A défaut de faire bouger les choses, on peut essayer de faire bouger les mots. Cela ne change rien au fond mais donne l’illusion qu’il se passe quelque chose. Et surtout permet de gérer le temps. De nouveaux éléments de langage et un nouveau découpage des temporalités sont ainsi apparus concernant la promesse électorale de François Hollande de fermer pendant son quinquennat la Centrale nucléaire de Fessenheim.
Ces nouveaux éléments sont intervenus à la faveur d’un changement de titulaire au poste de délégué interministériel à la fermeture de la centrale. Le poste était d’abord resté vacant pendant trois mois, son titulaire ayant été nommé directeur de cabinet du Ministre de l’écologie. Le successeur nommé le 15 janvier arrive dans une période de campagne électorale municipale, ce qui permet de gagner encore un peu de temps :
« Concernant les élus municipaux, nous approchons d’une échéance électorale, certains ne se représentent pas c’est donc un peu compliqué. Il faut peut-être laisser passer les élections et prendre contact avec ceux qui seront en responsabilité très prochainement » a déclaré le nouveau Monsieur Fessenheim, Jean-Michel Malerba (Alsace du 22 janvier 2014)
Mais la plus grosse astuce concerne le découplage entre arrêt de la centrale et procédure de démantèlement, arrêt définitif et arrêt définitivement définitif grâce à des « modifications de procédure de mise à l’arrêt définitif et de démantèlement, afin de garantir l’engagement de démantèlement “au plus tôt”, de façon générique ».

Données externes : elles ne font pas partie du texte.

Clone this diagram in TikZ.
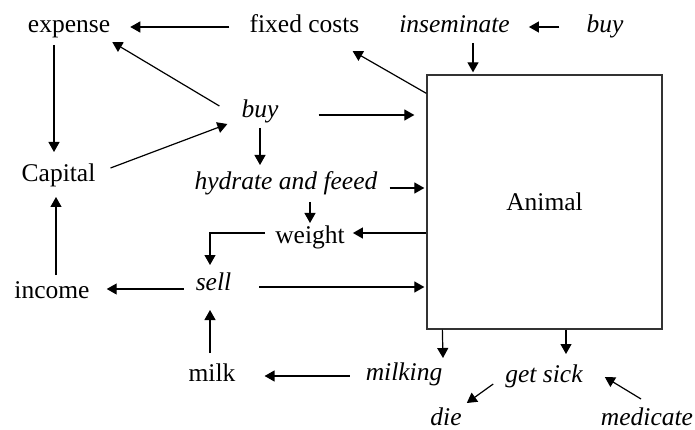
\documentclass[tikz,border=0pt]{standalone}
\usepackage{fontspec}
\setmainfont{Liberation Serif}
\usetikzlibrary{arrows.meta,calc}
\begin{document}
\begin{tikzpicture}[x=1pt,y=-1pt,
  txt/.style={anchor=base,inner sep=0pt,font=\fontsize{25.5}{30}\selectfont},
  itx/.style={txt,font=\fontsize{25.5}{30}\selectfont\itshape},
  arr/.style={-{Triangle[length=10pt,width=11pt]},line width=1.2pt},
  boxst/.style={draw=black!80,line width=1.3pt,minimum width=235pt,minimum height=254pt,inner sep=0pt,font=\fontsize{25.5}{30}\selectfont}]
\useasboundingbox (0,0) rectangle (695,430);

% labels
\node[txt] (exp)  at (69,33)    {expense};
\node[txt] (fix)  at (304.5,33) {fixed costs};
\node[itx] (ins)  at (454.5,33) {inseminate};
\node[itx] (buyA) at (605,33)   {buy};
\node[itx] (buyB) at (260,118)  {buy};
\node[txt] (cap)  at (58.5,182) {Capital};
\node[itx] (hyd)  at (286,190)  {hydrate and feeed};
\node[txt] (wgt)  at (310,243)  {weight};
\node[itx] (sell) at (213.5,290){sell};
\node[txt] (inc)  at (52,298)   {income};
\node[txt] (milk) at (212,381)  {milk};
\node[itx] (mlk)  at (404,380)  {milking};
\node[itx] (sick) at (544,382)  {get sick};
\node[itx] (die)  at (446,425)  {die};
\node[itx] (med)  at (647,425)  {medicate};

% the animal block
\node[boxst] (box) at (544.5,202) {Animal};

% connectors
\draw[arr] ($(fix.base west)+(-20,-6)$) -- ($(exp.base east)+(20,-6)$);
\draw[arr] ($(buyA.base west)+(-27,-6)$) -- ($(ins.base east)+(19,-6)$);
\draw[arr] ($(ins.base)+(18.5,10)$) -- ($(box.north)+(-71.5,-2)$);
\draw[arr] ($(box.north west)+(0,19)$) -- ($(fix.base east)+(-7,18)$);
\draw[arr] ($(buyB.base east)+(40,-3)$) -- ($(box.west)+(-12,-87)$);
\draw[arr] ($(buyB.base west)+(-22,-12)$) -- ($(exp.base east)+(2,9)$);
\draw[arr] ($(cap.base east)+(15,-14)$) -- ($(buyB.base west)+(-14,6)$);
\draw[arr] ($(exp.base)+(-15,12)$) -- ($(cap.base)+(-4.5,-30)$);
\draw[arr] ($(buyB.base)+(0,10)$) -- ($(hyd.base)+(-26,-25)$);
\draw[arr] ($(hyd.base east)+(12,-2)$) -- ($(box.west)+(-2,-14)$);
\draw[arr] ($(hyd.base)+(24,12)$) -- ($(wgt.base)+(0,-20)$);
\draw[arr] ($(box.west)+(0,31)$) -- ($(wgt.base east)+(8,-10)$);
\draw[arr] ($(wgt.base west)+(-10,-10)$) -| ($(sell.base)+(-3.5,-25)$);
\draw[arr] ($(sell.base west)+(-12,-1)$) -- ($(inc.base east)+(17,-9)$);
\draw[arr] ($(inc.base)+(4,-23)$) -- ($(cap.base)+(-2.5,15)$);
\draw[arr] ($(sell.base east)+(28,-3)$) -- ($(box.west)+(-2,85)$);
\draw[arr] ($(milk.base)+(-2,-28)$) -- ($(sell.base)+(-3.5,20)$);
\draw[arr] ($(mlk.base west)+(-16,-4)$) -- ($(milk.base east)+(29,-5)$);
\draw[arr] ($(box.south west)+(16,0)$) -- ($(mlk.base)+(39,-22)$);
\draw[arr] ($(box.south)+(21.5,0)$) -- ($(sick.base)+(22,-28)$);
\draw[arr] ($(sick.base west)+(-12,2)$) -- ($(die.base east)+(5,-22)$);
\draw[arr] ($(med.base)+(-6,-26)$) -- ($(sick.base east)+(22,-5)$);
\end{tikzpicture}
\end{document}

En clair « permettre une mise à l’arrêt définitif fin 2016, avant que l’ASN ait approuvé le dossier de démantèlement, qui nécessite trois ans d’examen, sans compter les deux années nécessaires à EDF pour préparer ce dossier »
Le démantèlement ne commencerait donc pas avant 2018 ou 2019. Donc après la prochaine échéance présidentielle. Cette hypothèse n’est pas nouvelle.
Découper le temps !
Peut on considérer l’arrêt comme définitivement définitif tant que la procédure de démantèlement n’aura pas été actée ?
On se rassure, ce n’est pas la fin du feuilleton, des rebondissements possibles sont programmés. Le gouvernement paraît-il « réfléchit » encore à d’autres options ? Ce n’est peut être pas fini. Il y aurait éventuellement une troisième voie de fermeture
« Effectivement, le ministère réfléchit à une 3e voie pour procéder à la mise à l’arrêt d’une centrale nucléaire. Jusqu’ici, une fermeture ne peut être décidée que par l’ASN pour des motifs de sécurité ou par l’exploitant pour des raisons économiques. En plafonnant la capacité de production nucléaire française, la future loi obligera EDF à prendre la décision de fermeture ». (Dernières Nouvelles d’Alsace 21 janvier 2014).
Ce serait d’ailleurs la voie la plus logique s’il est vrai que la politique veut « reprendre la main » sur la politique énergétique alors qu’elle n’a cessé d’en organiser sa dépossession.